Show narrated PPT (10 minutes)/Introduce the 4B framework
Review definitions handout of Borders, Boundaries, Barriers, and Bridges (4Bs) (2mins):
Boundary: A boundary is similar to a border but may be nature-made or may be human-made. Boundaries can be affective and internalized.
Barrier: A barrier is an animate or inanimate obstacle. Barriers are positioned (politically, socially, culturally, economically, structurally) to be surmounted towards achieving some anticipated goal and/or outcome.
Bridge: Bridges traverse borders, boundaries, and barriers. Bridges facilitate or grant access to a place, person, situation, or opportunity.
Group Task (15mins to 90mins):
Expectation: In a given amount of set time, from15 to 90 mins, groups work together (with little input from the facilitator) staying in one place or moving about their immediate environment/ community thinking, identifying, observing, and discussing what they perceive as a border, boundary, barrier, or bridge, then capture their understanding with pictures/photographs with captions or descriptive narrative.
Second, after some time being in group discussion, participants are given the option to examine their environment and take pictures (or capture in writing what they notice) of what they feel is representative of what they define as a border, boundary, barrier, or bridge.
Phases II - IV
Whole group share and debrief (allow for 5-10 minutes per group to report back).

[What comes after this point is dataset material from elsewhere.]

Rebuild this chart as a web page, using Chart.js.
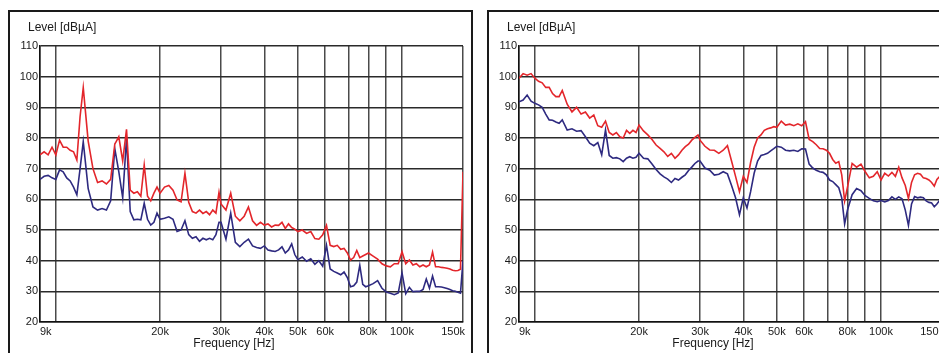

This portion of the activity should be predominantly participants talking and sharing about their images, process, group dynamic, and anything learned. Focus on what and why prompts. Encourage participants to explain and make connections. Ask questions and allot time for responses.
Conceptual analysis application: What do you know that helps understand the broader context of this picture? (Here is where you’d seek to notice any concepts, theories, or practices being taught/learned; any shifts in understanding the relevance of power and the non-neutrality of what a border, boundary, barrier, or bridge might mean OR understanding the various sociopolitical contexts that shape the 4Bs).
During the process of analysis and application, listen for and notice, if and how participants connect their thinking and understanding to aspects of power, sociopolitical contexts and consciousness; and demonstrate shifting from a neutral stance to heightened or deeper or expanded critical consciousness by asking more questions and challenging presumptions - their own and others.
Wrap Up: (15 minutes)
Action: All respond to and document - With what you have learned, will you do next?
In sharing these next steps and intentions, allow individuals to speak to their perspectives on how a border, boundary, barrier, or bridge might be interpreted within particular contexts towards a deeper understanding of equity as they relate to power and their sociopolitical awareness. Given what you hear as a facilitator, will support what next steps you and/or the group needs to take to continue to grow in this work.